The team consists of four core members, including Seb who is the anonymous founder and developer. You can read about them here. Despite being a small team currently, looking at what’s been accomplished so far, you have to be impressed.
$GNS Value Accrual
The total and circulating supply of $GNS is roughly 28.7m at the time of writing this. This is hard capped to 100m but in reality, it is deflationary (supply has reduced from 38m equivalent $GFARM2 in January 2021). At the current inflation rate, the supply will reduce by 22% in the next year.
To earn from $GNS, you can simply hold it in your wallet and hope for it to go up, partly as a consequence of deflation, or you can LP and stake it.
Currently this involves adding it to a GNS/DAI Quickswap pool on Polygon and staking the LP token you receive on the Gains Network platform.

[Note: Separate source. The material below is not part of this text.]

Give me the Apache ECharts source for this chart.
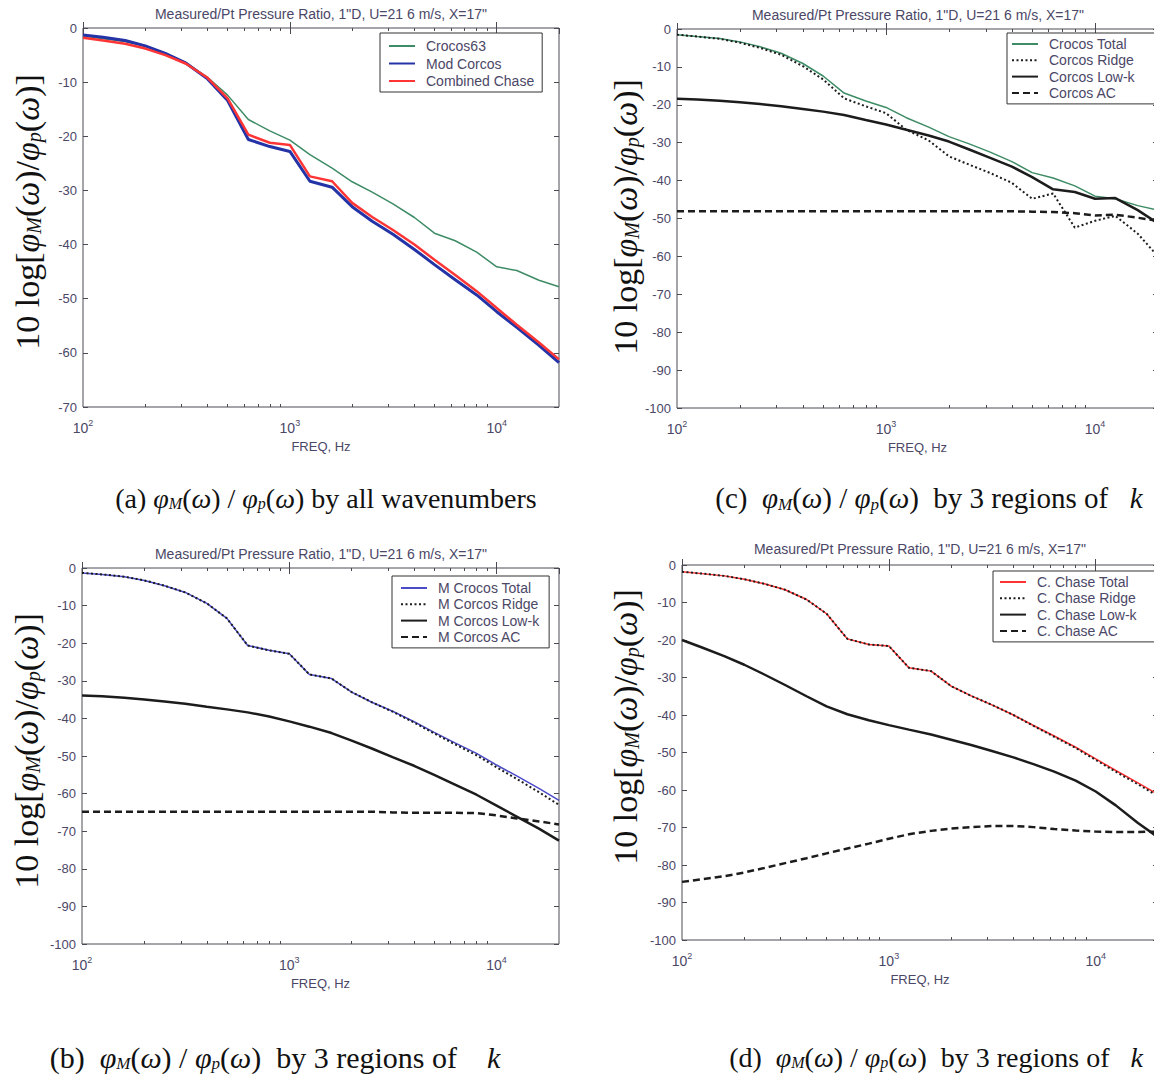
<!DOCTYPE html>
<html><head><meta charset="utf-8">
<script src="https://cdn.jsdelivr.net/npm/echarts@6/dist/echarts.min.js"></script>
<style>html,body{margin:0;padding:0;background:#fff;overflow:hidden}#c{width:1154px;height:1078px}</style>
</head><body><div id="c"></div>
<script>
// ---- data (third-octave band centre frequencies, Hz) ----
const freq = [100,125,160,200,250,315,400,500,630,800,1000,1250,1600,2000,2500,3150,4000,5000,6300,8000,10000,12500,16000,20000];

// panel (a)
const crocos63      = [-1.5,-2.0,-2.5,-3.4,-4.7,-6.4,-9.1,-12.4,-16.9,-19.0,-20.7,-23.4,-25.9,-28.4,-30.3,-32.5,-35.0,-37.9,-39.3,-41.4,-44.1,-44.8,-46.6,-47.8];
const modCorcos     = [-1.3,-1.7,-2.3,-3.3,-4.7,-6.5,-9.4,-13.4,-20.6,-21.9,-22.8,-28.3,-29.4,-33.0,-35.7,-38.1,-40.9,-43.7,-46.5,-49.3,-52.4,-55.3,-58.6,-61.8];
const combinedChase = [-1.8,-2.3,-2.9,-3.8,-5.0,-6.6,-9.2,-13.0,-19.7,-21.2,-21.6,-27.4,-28.3,-32.3,-34.9,-37.3,-40.0,-42.8,-45.6,-48.6,-51.7,-54.8,-58.1,-61.2];

// panel (c) Corcos by regions (total = crocos63)
const corcosRidge = [-1.5,-2.0,-2.6,-3.6,-5.0,-6.8,-9.8,-13.3,-18.3,-20.4,-22.2,-26.6,-29.4,-33.6,-35.8,-38.0,-40.6,-44.8,-43.4,-52.4,-50.6,-49.3,-54.0,-60.0];
const corcosLowK  = [-18.4,-18.6,-18.9,-19.3,-19.8,-20.4,-21.1,-21.8,-22.7,-24.0,-25.2,-26.6,-28.1,-29.7,-31.8,-34.0,-36.3,-39.1,-42.3,-43.0,-44.8,-44.6,-47.8,-51.3];
const corcosAC    = [-48.1,-48.1,-48.1,-48.1,-48.1,-48.1,-48.1,-48.1,-48.1,-48.1,-48.1,-48.1,-48.1,-48.1,-48.1,-48.1,-48.1,-48.2,-48.3,-48.6,-49.2,-49.0,-49.8,-50.6];

// panel (b) Mod Corcos by regions (total = modCorcos)
const mCorcosRidge = [-1.3,-1.7,-2.3,-3.3,-4.7,-6.5,-9.4,-13.4,-20.6,-21.9,-22.8,-28.3,-29.4,-33.0,-35.7,-38.2,-41.1,-44.0,-46.9,-49.8,-53.0,-56.1,-59.6,-63.0];
const mCorcosLowK  = [-33.9,-34.1,-34.5,-35.0,-35.5,-36.1,-36.9,-37.6,-38.4,-39.5,-40.8,-42.2,-43.9,-45.9,-48.0,-50.3,-52.6,-55.0,-57.6,-60.3,-63.2,-66.1,-69.3,-72.5];
const mCorcosAC    = [-64.8,-64.8,-64.8,-64.8,-64.8,-64.8,-64.8,-64.8,-64.8,-64.8,-64.8,-64.8,-64.8,-64.8,-64.8,-65.0,-65.1,-65.1,-65.1,-65.2,-65.8,-66.6,-67.4,-68.2];

// panel (d) Chase by regions (total = combinedChase)
const cChaseRidge = [-1.8,-2.3,-2.9,-3.8,-5.0,-6.6,-9.2,-13.0,-19.7,-21.2,-21.6,-27.4,-28.3,-32.3,-34.9,-37.3,-40.0,-42.9,-45.8,-48.8,-52.0,-55.1,-58.5,-61.6];
const cChaseLowK  = [-20.0,-22.0,-24.3,-26.6,-29.2,-32.0,-35.0,-37.7,-39.8,-41.4,-42.7,-43.9,-45.2,-46.6,-48.0,-49.6,-51.3,-53.1,-55.1,-57.5,-60.4,-64.1,-68.8,-72.6];
const cChaseAC    = [-84.5,-83.8,-83.0,-82.0,-80.8,-79.5,-78.2,-76.9,-75.6,-74.3,-73.0,-71.8,-70.9,-70.3,-69.9,-69.6,-69.6,-69.9,-70.4,-70.8,-71.1,-71.2,-71.2,-71.1];

// axes
const xMin = 100, xMax = 20000;
const xMinorTicks = [200,300,400,500,600,700,800,900,2000,3000,4000,5000,6000,7000,8000,9000];
const yRangeA = [-70, 0];
const yRangeOther = [-100, 0];
const yStep = 10;
const titleText = 'Measured/Pt Pressure Ratio, 1"D, U=21 6 m/s, X=17"';
const xName = 'FREQ, Hz';

// ---- styling ----
const TXT = '#4b4766';
const FRAME = '#4a4a55';
const BLACK = '#1c1c1c';
const SANS = '"Liberation Sans", Arial, sans-serif';
const SERIF = '"Liberation Serif", "Times New Roman", serif';

const panels = [
  { grid:{left:83, right:595, top:28, bottom:671}, yr:yRangeA, tx:321, ty:7,
    legend:{left:380, top:33, padding:[6,8,4,8], itemGap:3.5},
    series:[
      {name:'Crocos63', v:crocos63, c:'#3e8c66', w:1.5, t:'solid'},
      {name:'Mod Corcos', v:modCorcos, c:'#2433a6', w:3, t:'solid'},
      {name:'Combined Chase', v:combinedChase, c:'#ff3535', w:2.5, t:'solid'}
    ]},
  { grid:{left:677, right:-4, top:29, bottom:670}, yr:yRangeOther, tx:918, ty:8,
    legend:{left:1007, top:33, padding:[4,20,4,4], itemGap:2.3},
    series:[
      {name:'Crocos Total', v:crocos63, c:'#3e8c66', w:1.5, t:'solid'},
      {name:'Corcos Ridge', v:corcosRidge, c:BLACK, w:2, t:[2,2.5]},
      {name:'Corcos Low-k', v:corcosLowK, c:BLACK, w:2.5, t:'solid'},
      {name:'Corcos AC', v:corcosAC, c:BLACK, w:2.5, t:[7,4]}
    ]},
  { grid:{left:82, right:595, top:568, bottom:134}, yr:yRangeOther, tx:321, ty:547,
    legend:{left:392, top:576, padding:[5,10,4,8], itemGap:2.3},
    series:[
      {name:'M Crocos Total', v:modCorcos, c:'#4b4bc8', w:1.5, t:'solid'},
      {name:'M Corcos Ridge', v:mCorcosRidge, c:BLACK, w:2, t:[2,2.5]},
      {name:'M Corcos Low-k', v:mCorcosLowK, c:BLACK, w:2.5, t:'solid'},
      {name:'M Corcos AC', v:mCorcosAC, c:BLACK, w:2.5, t:[7,4]}
    ]},
  { grid:{left:682, right:-4, top:565, bottom:138}, yr:yRangeOther, tx:920, ty:542,
    legend:{left:993, top:571, padding:[4,24,4,6], itemGap:2.3},
    series:[
      {name:'C. Chase Total', v:combinedChase, c:'#ff3030', w:1.5, t:'solid'},
      {name:'C. Chase Ridge', v:cChaseRidge, c:BLACK, w:2, t:[2,2.5]},
      {name:'C. Chase Low-k', v:cChaseLowK, c:BLACK, w:2.5, t:'solid'},
      {name:'C. Chase AC', v:cChaseAC, c:BLACK, w:2.5, t:[7,4]}
    ]}
];

const grid = [], xAxis = [], yAxis = [], series = [], legend = [], title = [];
const logMin = Math.log10(xMin), logMax = Math.log10(xMax);
const minorLog = xMinorTicks.map(v => Math.log10(v));

panels.forEach((p, g) => {
  grid.push(Object.assign({show:true, borderColor:FRAME, borderWidth:1, backgroundColor:'#fff',
    outerBoundsMode:'none', containLabel:false}, p.grid));
  const base = xAxis.length;
  // main bottom log axis
  xAxis.push({type:'log', logBase:10, gridIndex:g, min:xMin, max:xMax, position:'bottom',
    name:xName, nameLocation:'middle', nameGap:33,
    nameTextStyle:{color:TXT, fontSize:13, fontFamily:SANS},
    axisLine:{show:false}, splitLine:{show:false},
    axisTick:{show:true, inside:true, length:6, lineStyle:{color:FRAME}},
    axisLabel:{margin:11, color:TXT, fontFamily:SANS, showMaxLabel:false, hideOverlap:false,
      formatter: v => '{b|10}{s|' + Math.round(Math.log10(v)) + '}',
      rich:{b:{fontSize:14, color:TXT, fontFamily:SANS}, s:{fontSize:9, color:TXT, fontFamily:SANS, padding:[0,0,10,0]}}}
  });
  // top log axis (ticks only)
  xAxis.push({type:'log', logBase:10, gridIndex:g, min:xMin, max:xMax, position:'top',
    axisLine:{show:false}, splitLine:{show:false}, axisLabel:{show:false},
    axisTick:{show:true, inside:true, length:6, lineStyle:{color:FRAME}}});
  // minor tick overlays (log10 space)
  ['bottom','top'].forEach(pos => {
    xAxis.push({type:'value', gridIndex:g, min:logMin, max:logMax, position:pos,
      axisLine:{show:false}, splitLine:{show:false}, axisLabel:{show:false},
      axisTick:{show:true, inside:true, length:3, customValues:minorLog, lineStyle:{color:FRAME}}});
  });
  const yb = yAxis.length;
  yAxis.push({type:'value', gridIndex:g, min:p.yr[0], max:p.yr[1], interval:yStep, position:'left',
    axisLine:{show:false}, splitLine:{show:false},
    axisTick:{show:true, inside:true, length:5, lineStyle:{color:FRAME}},
    axisLabel:{margin:6, color:TXT, fontSize:13, fontFamily:SANS}});
  yAxis.push({type:'value', gridIndex:g, min:p.yr[0], max:p.yr[1], interval:yStep, position:'right',
    axisLine:{show:false}, splitLine:{show:false}, axisLabel:{show:false},
    axisTick:{show:true, inside:true, length:5, lineStyle:{color:FRAME}}});

  p.series.forEach((s, k) => {
    series.push({name:s.name, type:'line', xAxisIndex:base, yAxisIndex:yb, symbol:'none',
      data: freq.map((f, i) => [f, s.v[i]]), z:2+k,
      lineStyle:{color:s.c, width:s.w, type:s.t}, itemStyle:{color:s.c}});
  });

  legend.push(Object.assign({
    orient:'vertical', selectedMode:false, data:p.series.map(s => s.name),
    itemWidth:26, itemHeight:13, backgroundColor:'#fff', borderColor:'#333', borderWidth:1, borderRadius:0,
    itemStyle:{opacity:0},
    textStyle:{fontSize:14, color:TXT, fontFamily:SANS, padding:[0,0,0,6]}
  }, p.legend));

  title.push({text:titleText, left:p.tx, top:p.ty, textAlign:'center', padding:0,
    textStyle:{fontSize:14, fontWeight:'normal', color:TXT, fontFamily:SANS}});
});

// big serif axis labels and captions
const richSerif = (size) => ({
  i:{fontStyle:'italic', fontSize:size, fontFamily:SERIF, fill:'#111'},
  s:{fontStyle:'italic', fontSize:Math.round(size*0.58), fontFamily:SERIF, fill:'#111', padding:[Math.round(size*0.4),0,0,0]}
});
const yLabelText = '10 log[{i|φ}{s|M}({i|ω})/{i|φ}{s|p}({i|ω})]';
const yLabelPos = [[27,212],[625,217],[26,751],[625,727]];
const NB = '\u00a0';
const captions = [
  ['(a) {i|φ}{s|M}({i|ω}) / {i|φ}{s|p}({i|ω}) by all wavenumbers', 326, 498, 28],
  ['(c)' + NB + ' {i|φ}{s|M}({i|ω}) / {i|φ}{s|p}({i|ω})' + NB + ' by 3 regions of' + NB + NB + ' {i|k}', 929, 498, 29],
  ['(b)' + NB + ' {i|φ}{s|M}({i|ω}) / {i|φ}{s|p}({i|ω})' + NB + ' by 3 regions of' + NB + NB + NB + ' {i|k}', 275, 1057, 30],
  ['(d)' + NB + ' {i|φ}{s|M}({i|ω}) / {i|φ}{s|p}({i|ω})' + NB + ' by 3 regions of' + NB + NB + ' {i|k}', 936, 1057, 28]
];
const graphic = [];
yLabelPos.forEach(([x,y]) => graphic.push({type:'text', x, y, rotation:Math.PI/2, z:10,
  style:{text:yLabelText, fontSize:34, fontFamily:SERIF, fill:'#111', align:'center', verticalAlign:'middle', rich:richSerif(34)}}));
captions.forEach(([t,x,y,fs]) => graphic.push({type:'text', x, y, z:10,
  style:{text:t, fontSize:fs, fontFamily:SERIF, fill:'#111', align:'center', verticalAlign:'middle', rich:richSerif(fs)}}));

const chart = echarts.init(document.getElementById('c'), null, {renderer:'svg'});
chart.setOption({animation:false, backgroundColor:'#fff', title, grid, xAxis, yAxis, series, legend, graphic});
</script></body></html>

This has resulted in APRs ranging from 25-100s% since the beginning of 2022 (52% at the time of writing this).
This is real yield, majority of which is in DAI returns (tiny amount in $QUICK from swap fees in the pool) and none from GNS inflation.

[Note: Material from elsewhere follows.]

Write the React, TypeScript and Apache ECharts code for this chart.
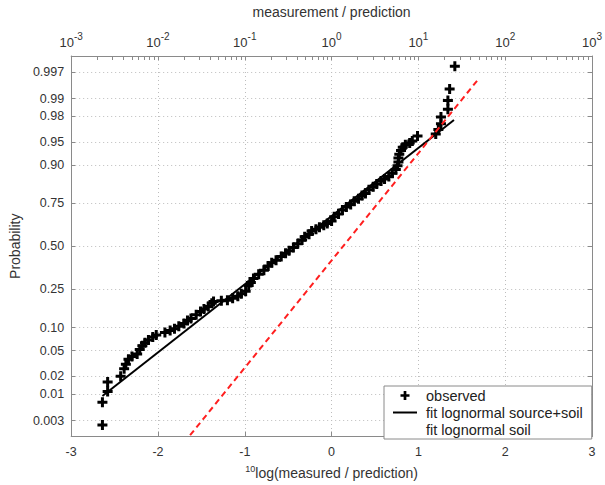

The snippet above explains the mechanism from a zoomed out perspective. The other major takeaway here is that incentives of the team and the public token holders are entirely aligned.
They profit from the token in the same way as you.
They’re not asking you to stake arbitrarily in order to then dump unlocked tokens they hold on you (for more on misaligned token incentives and pseudo-staking see the recently published Cobie article).
How is it deflationary?
I will attempt to simplify the trading process to explain this.
You need be aware that there is a DAI Vault, in addition to the GNS/DAI LP pool. The DAI vault can be deposited into as a user seeking yield, but earns significantly less APR from the protocol fees compared to the GNS/DAI pool.
Samuel deposits DAI to the platform which goes into the DAI vault and opens a trade on $ETH, going long, with 10x leverage.
$ETH dips 15%, Samuel is liquidated, his deposited DAI remains in the vault. The protocol ‘wins’. The DAI vault is starting to become ‘over-collateralised’.
The vault reaches 110% of the original deposits consisting of DAI deposited by users of the DAI vault seeking simple yield, as well as traders losing money as described above.
The Excess DAI above this amount is used to buy GNS from the GNS/DAI pool and burn it.
This means GNS stakers from the GNS/DAI pool earn fees from traders using the protocol, swaps fees from the pool itself, which in itself is substantial, as well as deflation of the token making it scarcer and sought after.
The process described above can be reversed, where traders win and not the protocol. In such instances, if the balance of the DAI vault falls to below 100%, some GNS from the GNS/DAI pool is sold for DAI, which is deposited to the DAI vault to slowly help collateralise it again.
There are limits in place to prevent this becoming to major an issue resulting in heavy under-collateralisation:
Collateral per trade is limited to 1% of the usable balance of the DAI vault. If there’s only 2m in the vault freely available, 20k in collateral can be taken out for a single trade. Whether that’s a 1000x position on $20 initial or a 2x position on $10k.
Only three trades per user can be open for one synthetic asset.
A user’s maximum winnings are limited to 900% per trade.
DAI vault depositors can only remove 1/4 of their original deposit per day. This is primarily to prevent a sudden bank run.
The protocol needs the ability to ride out periods of trader success long enough for the prevailing trend to continue, which the aforementioned limits described should achieve.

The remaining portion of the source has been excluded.